[EXERCISE REQUIREMENTS] Look through the entries below and extract exactly the lines from the one containing "Write a Python" through the one containing "vs OUS Metabolic", ends included.

------ DATA EXCERPTS

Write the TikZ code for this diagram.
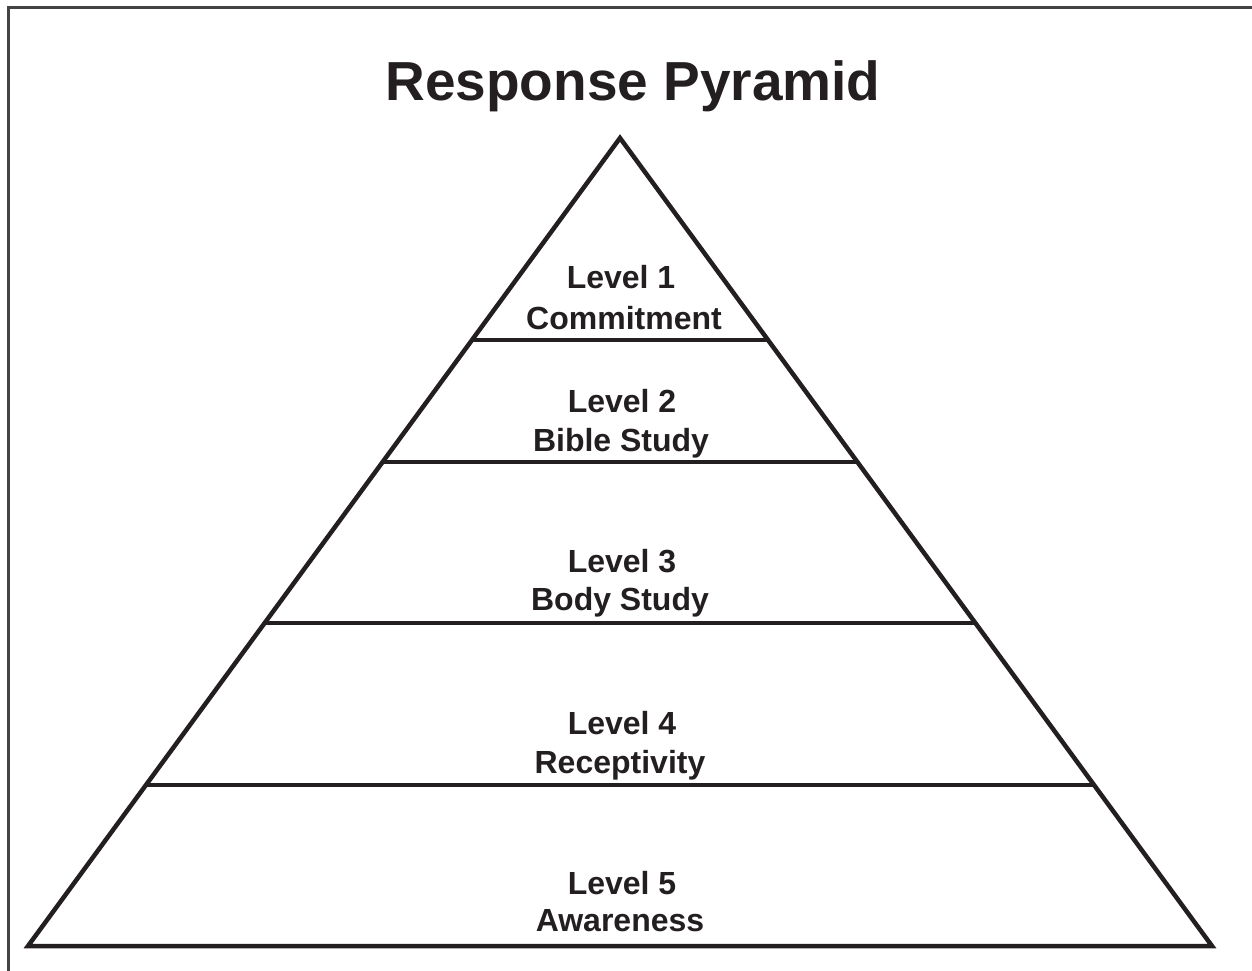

------------
------ DATA EXCERPTS

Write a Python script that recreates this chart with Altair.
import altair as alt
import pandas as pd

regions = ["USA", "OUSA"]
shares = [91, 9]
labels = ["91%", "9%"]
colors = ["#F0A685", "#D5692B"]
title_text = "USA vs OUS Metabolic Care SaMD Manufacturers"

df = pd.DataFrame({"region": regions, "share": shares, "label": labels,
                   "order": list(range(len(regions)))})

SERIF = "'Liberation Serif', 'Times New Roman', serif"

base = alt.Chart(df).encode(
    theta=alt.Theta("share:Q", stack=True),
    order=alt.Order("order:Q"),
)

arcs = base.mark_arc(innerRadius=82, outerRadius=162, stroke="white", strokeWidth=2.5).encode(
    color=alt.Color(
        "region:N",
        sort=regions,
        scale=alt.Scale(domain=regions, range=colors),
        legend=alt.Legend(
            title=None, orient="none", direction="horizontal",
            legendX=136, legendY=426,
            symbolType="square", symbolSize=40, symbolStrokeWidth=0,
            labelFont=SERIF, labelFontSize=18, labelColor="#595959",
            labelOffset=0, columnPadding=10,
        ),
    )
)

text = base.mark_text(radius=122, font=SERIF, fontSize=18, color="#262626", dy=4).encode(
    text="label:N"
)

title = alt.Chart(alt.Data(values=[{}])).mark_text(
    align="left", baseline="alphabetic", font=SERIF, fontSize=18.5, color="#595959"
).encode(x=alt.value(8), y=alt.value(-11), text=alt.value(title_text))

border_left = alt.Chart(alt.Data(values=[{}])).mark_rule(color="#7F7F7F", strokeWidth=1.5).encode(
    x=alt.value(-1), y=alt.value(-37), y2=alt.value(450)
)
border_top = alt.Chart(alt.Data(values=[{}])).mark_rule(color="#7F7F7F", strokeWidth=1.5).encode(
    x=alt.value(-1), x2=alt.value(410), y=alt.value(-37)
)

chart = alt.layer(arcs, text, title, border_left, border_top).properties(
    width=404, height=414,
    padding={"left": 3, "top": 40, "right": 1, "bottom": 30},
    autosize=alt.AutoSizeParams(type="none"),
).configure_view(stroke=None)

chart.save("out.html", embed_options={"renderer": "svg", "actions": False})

------------

[COMPLETED TASK]
Write a Python script that recreates this chart with Altair.
import altair as alt
import pandas as pd

regions = ["USA", "OUSA"]
shares = [91, 9]
labels = ["91%", "9%"]
colors = ["#F0A685", "#D5692B"]
title_text = "USA vs OUS Metabolic Care SaMD Manufacturers"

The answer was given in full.